(The Center Square) — Georgia Gov. Brian Kemp has filed an amicus brief in a highly visible U.S. Supreme Court case that could overturn a standing practice that gives federal agencies the power to interpret statutes.
Kemp, a Republican, filed his brief in the case of Loper Bright Enterprises v. Raimondo, which seeks to overturn the so-called Chevron deference established by the 1984 decision in Chevron U.S.A., Inc. v. Natural Resources Defense Council, Inc. It compels federal judges to defer to federal agencies’ interpretations in “ambiguous situations” as long as the interpretation is “reasonable.”
Critics say it has created regulatory instability and gives too much power to unelected bureaucrats. Kemp is one of several parties or groups that have filed briefs since the nation’s highest court said it would take up the case.
“Chevron has fundamentally altered Americans’ relationship with the federal government and has enabled agencies to regulate every facet of daily life,” Kemp said in a statement.
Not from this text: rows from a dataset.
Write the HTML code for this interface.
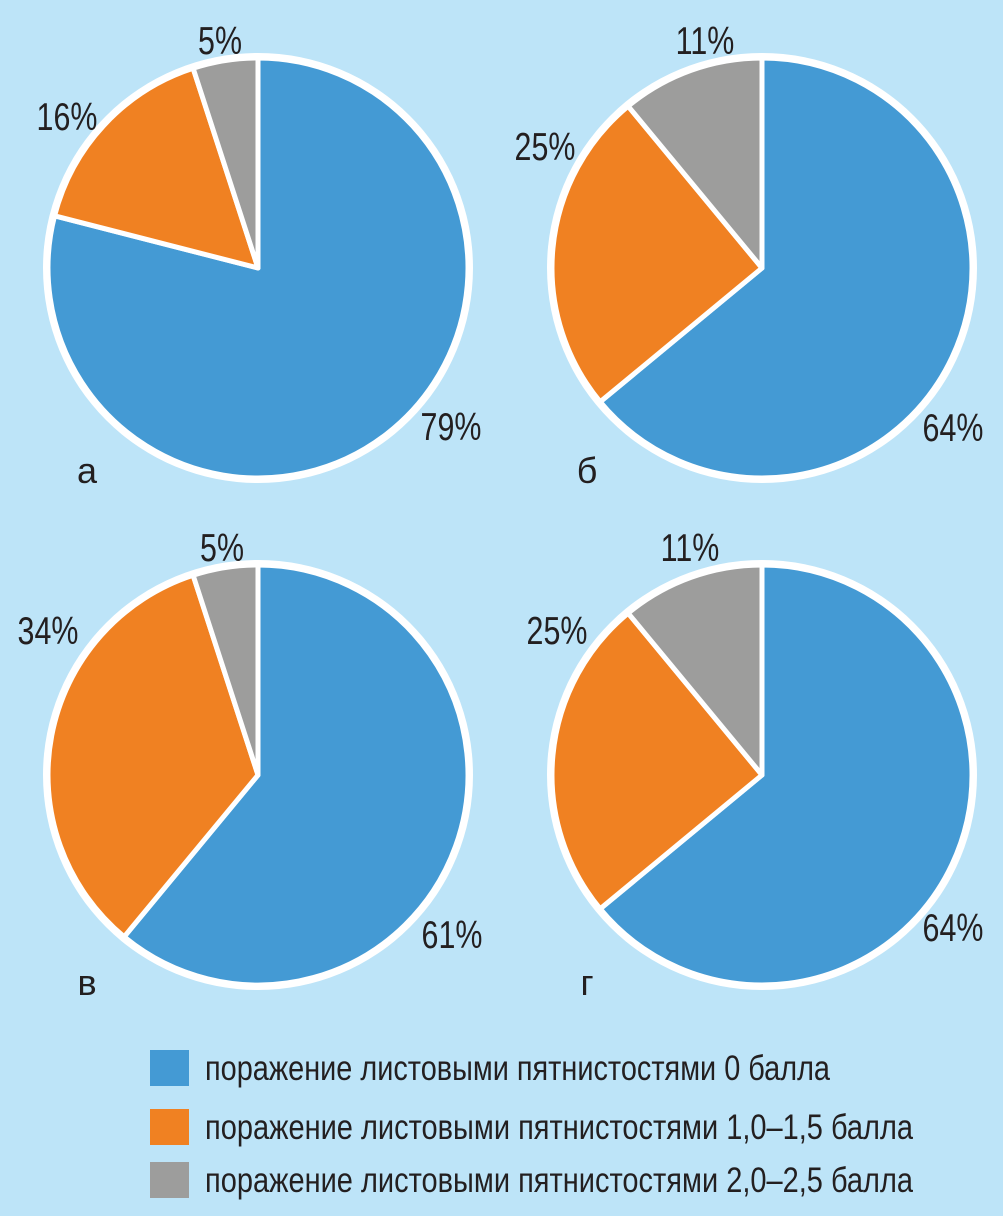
<!DOCTYPE html>
<html><head><meta charset="utf-8">
<style>
html,body{margin:0;padding:0;background:#bde4f8;}
svg{display:block}
text{font-family:"Liberation Sans Narrow","Liberation Sans",sans-serif;fill:#231f20;}
</style></head>
<body>
<svg id="c" width="1003" height="1216" viewBox="0 0 1003 1216" xmlns="http://www.w3.org/2000/svg">
<rect width="1003" height="1216" fill="#bde4f8"/>
</svg>
<script>
const panelNames = ["а","б","в","г"];
const blueValues = [79,64,61,64];
const orangeValues = [16,25,34,25];
const grayValues = [5,11,5,11];
const legendLabels = ["поражение листовыми пятнистостями 0 балла","поражение листовыми пятнистостями 1,0–1,5 балла","поражение листовыми пятнистостями 2,0–2,5 балла"];
const colors = ["#449ad4","#f08122","#9d9d9c"];
const centers = [[258,268],[762,268],[258,775],[762,775]];
const R = 210;
const labelPos = [
  [[451,440],[67,130],[220,54],[87,483]],
  [[953,441],[545,160],[705,54],[587,483]],
  [[452,948],[48,644],[222,561],[87,995]],
  [[953,941],[557,644],[690,561],[587,995]]
];
const svg = document.getElementById('c');
const NS = "http://www.w3.org/2000/svg";
function pt(cx,cy,r,frac){const a=frac*2*Math.PI;return [cx+r*Math.sin(a),cy-r*Math.cos(a)];}
function txt(x,y,s,size,anchor,sx){
  const t=document.createElementNS(NS,'text');
  t.setAttribute('x',0);t.setAttribute('y',0);t.setAttribute('font-size',size);
  t.setAttribute('transform',`translate(${x},${y}) scale(${sx||1},1)`);
  t.setAttribute('text-anchor',anchor||'middle');
  t.textContent=s;svg.appendChild(t);return t;
}
for(let i=0;i<4;i++){
  const [cx,cy]=centers[i];
  const vals=[blueValues[i],orangeValues[i],grayValues[i]];
  const tot=vals[0]+vals[1]+vals[2];
  const bg=document.createElementNS(NS,'circle');
  bg.setAttribute('cx',cx);bg.setAttribute('cy',cy);bg.setAttribute('r',R+5);bg.setAttribute('fill','#fff');
  
  
  svg.appendChild(bg);
  let acc=0;
  const segNames=['slice-0-points','slice-1-1.5-points','slice-2-2.5-points'];
  for(let k=0;k<3;k++){
    const f0=acc/tot, f1=(acc+vals[k])/tot; acc+=vals[k];
    const p0=pt(cx,cy,R,f0), p1=pt(cx,cy,R,f1);
    const large=(f1-f0)>0.5?1:0;
    const p=document.createElementNS(NS,'path');
    p.setAttribute('d',`M${cx},${cy}L${p0[0]},${p0[1]}A${R},${R} 0 ${large} 1 ${p1[0]},${p1[1]}Z`);
    p.setAttribute('fill',colors[k]);p.setAttribute('stroke','#fff');p.setAttribute('stroke-width','5');p.setAttribute('stroke-linejoin','round');
    
    
    svg.appendChild(p);
  }
  for(let k=0;k<3;k++){
    const t=txt(labelPos[i][k][0],labelPos[i][k][1],vals[k]+'%',39,'middle',0.78);
    
    
  }
  const n=txt(labelPos[i][3][0],labelPos[i][3][1],panelNames[i],36);
  
  
}
const legY=[1068,1127,1180];
for(let k=0;k<3;k++){
  const r=document.createElementNS(NS,'rect');
  r.setAttribute('x',150);r.setAttribute('y',legY[k]-18);r.setAttribute('width',39);r.setAttribute('height',36);r.setAttribute('fill',colors[k]);
  
  
  svg.appendChild(r);
  const t=txt(205,legY[k]+12,legendLabels[k],35,'start');
  t.setAttribute('textLength', k==0?625:708);
  t.setAttribute('lengthAdjust','spacingAndGlyphs');
  
  
}
</script>
</body></html>
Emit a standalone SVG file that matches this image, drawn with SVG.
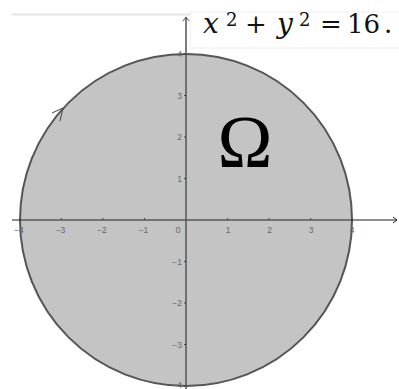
<svg xmlns="http://www.w3.org/2000/svg" width="399" height="389" viewBox="0 0 399 389">
<style>
.tk{font-family:"Liberation Sans",Arial,sans-serif;font-size:8.5px;fill:#666}
.tx{text-anchor:middle}
.ty{text-anchor:end}
.tick{stroke:#444;stroke-width:1}
.eq{font-family:"DejaVu Serif","Liberation Serif",serif;fill:#111;font-size:26px}
.it{font-style:italic;font-size:28px}
.sup{font-size:18px}
</style>
<rect width="399" height="389" fill="#fff"/>
<line x1="12" y1="14.5" x2="190" y2="14.5" stroke="#e6e6e6" stroke-width="2"/>
<g id="region">
<circle cx="186" cy="220" r="166" fill="#c4c4c4" stroke="#555" stroke-width="2"/>
</g>
<g id="equation-box">
<rect x="190.5" y="12" width="210" height="36" fill="#fff" stroke="#f0f0f0" stroke-width="1"/>
</g>
<g id="connectors">
<line x1="12" y1="220" x2="397" y2="220" stroke="#222" stroke-width="1.2"/>
<polyline points="393,217 397,220 393,223" fill="none" stroke="#222" stroke-width="1"/>
<line x1="186" y1="389" x2="186" y2="17" stroke="#555" stroke-width="1.5"/>
<polyline points="183,21 186,17 189,21" fill="none" stroke="#555" stroke-width="1"/>
<polyline points="52,113 63,108 60,121" fill="none" stroke="#444" stroke-width="1"/>
</g>
<g id="ticks">
<g class="tick">
<line x1="20" y1="218" x2="20" y2="220"/><line x1="61.5" y1="218" x2="61.5" y2="220"/>
<line x1="103" y1="218" x2="103" y2="220"/><line x1="144.5" y1="218" x2="144.5" y2="220"/>
<line x1="227.5" y1="218" x2="227.5" y2="220"/><line x1="269" y1="218" x2="269" y2="220"/>
<line x1="310.5" y1="218" x2="310.5" y2="220"/><line x1="352" y1="218" x2="352" y2="220"/>
<line x1="184" y1="54" x2="186" y2="54"/><line x1="184" y1="95.5" x2="186" y2="95.5"/>
<line x1="184" y1="137" x2="186" y2="137"/><line x1="184" y1="178.5" x2="186" y2="178.5"/>
<line x1="184" y1="261.5" x2="186" y2="261.5"/><line x1="184" y1="303" x2="186" y2="303"/>
<line x1="184" y1="344.5" x2="186" y2="344.5"/><line x1="184" y1="386" x2="186" y2="386"/>
</g>
<text class="tk tx" x="19" y="233">−4</text>
<text class="tk tx" x="60.5" y="233">−3</text>
<text class="tk tx" x="102" y="233">−2</text>
<text class="tk tx" x="143.5" y="233">−1</text>
<text class="tk tx" x="178" y="233">0</text>
<text class="tk tx" x="228" y="233">1</text>
<text class="tk tx" x="269.5" y="233">2</text>
<text class="tk tx" x="311" y="233">3</text>
<text class="tk tx" x="352" y="233">4</text>
<text class="tk ty" x="182" y="57">4</text>
<text class="tk ty" x="182" y="98.5">3</text>
<text class="tk ty" x="182" y="140">2</text>
<text class="tk ty" x="182" y="181.5">1</text>
<text class="tk ty" x="182" y="264.5">−1</text>
<text class="tk ty" x="182" y="306">−2</text>
<text class="tk ty" x="182" y="347.5">−3</text>
<text class="tk ty" x="182" y="388">−4</text>
</g>
<g id="equation">
<text class="eq it" x="203" y="33">x</text>
<text class="eq sup" x="226" y="26">2</text>
<text class="eq" x="245" y="33">+</text>
<text class="eq it" x="277" y="33">y</text>
<text class="eq sup" x="299" y="26">2</text>
<text class="eq" x="320" y="33">=</text>
<text class="eq" x="347" y="33">16</text>
<text class="eq" x="384" y="33">.</text>
</g>
<g id="omega">
<text x="245" y="167" font-family="'Liberation Serif','DejaVu Serif',serif" font-size="74" text-anchor="middle" fill="#000">Ω</text>
</g>
</svg>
“When federal agencies over-extend their regulatory authority and cast down nationwide mandates, they undermine the will of Georgia’s voters,” the governor added. “Overturning Chevron is a critical step toward cutting burdensome regulations and ensuring that Georgia’s policies reflect the will of its citizens and not the dictates of bureaucrats in Washington.”
The case before the Supreme Court stems from a lawsuit Loper Bright Enterprises filed in New Jersey in 2020. It contends that implementing monitoring regulations will result in Atlantic herring fishermen paying contractors more than $700 daily, roughly 20% of their income.